Presentation 1: Base R and Tidyverse / Data Clean-up and Wrangling

Getting started

  1. Load packages.

  2. Load in the diabetes_clinical_toy_messy.xlsx data set.

Explore the data

Use can you either base R or/and tidyverse to solve the exercises.

  1. How many missing values (NA’s) are there in each column.

  2. Check the distribution of each of the variables. Consider that they are of different classes. Do any of the distributions seam odd to you?

Clean up the data

Now that we have had a look at the data, it is time to correct fixable mistakes and remove observations that cannot be corrected.

Consider the following:

  • What should we do with the rows that contain NAs? Do we remove them or keep them?

  • Which mistakes in the data can be corrected, and which cannot?

  • Are there zeros in the data? Are they true zeros or errors?

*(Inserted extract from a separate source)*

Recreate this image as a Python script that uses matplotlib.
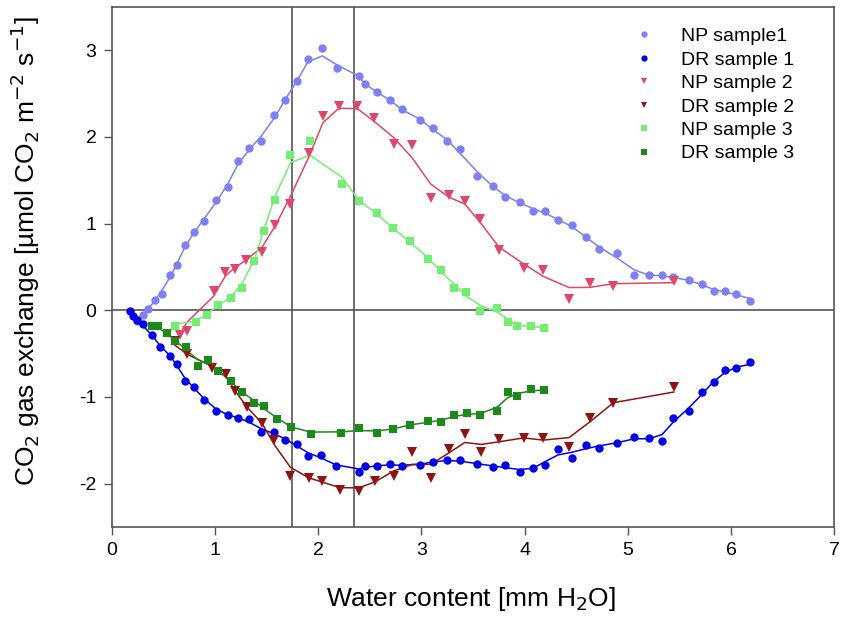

  • Do you want to change any of the classes of the variables?

  1. Clean the data according to your considerations.

Have a look at BloodPressure, BMI, Sex, and Diabetes.

Meta Data

  1. Perform step 2-5 from above and do data exploration and cleaning workflow for the diabetes_meta_toy_messy.xlsx data set.

Join the datasets

  1. Consider what variable the datasets should be joined on.

The joining variable must be the same type in both datasets.

  1. Join the datasets by the variable you selected above.

  2. How many rows does the joined dataset have? Explain why.

Because we used left_join, only the IDs that are in diabetes_clinical_clean are kept.

  1. Export the joined dataset. Think about which directory you want to save the file in.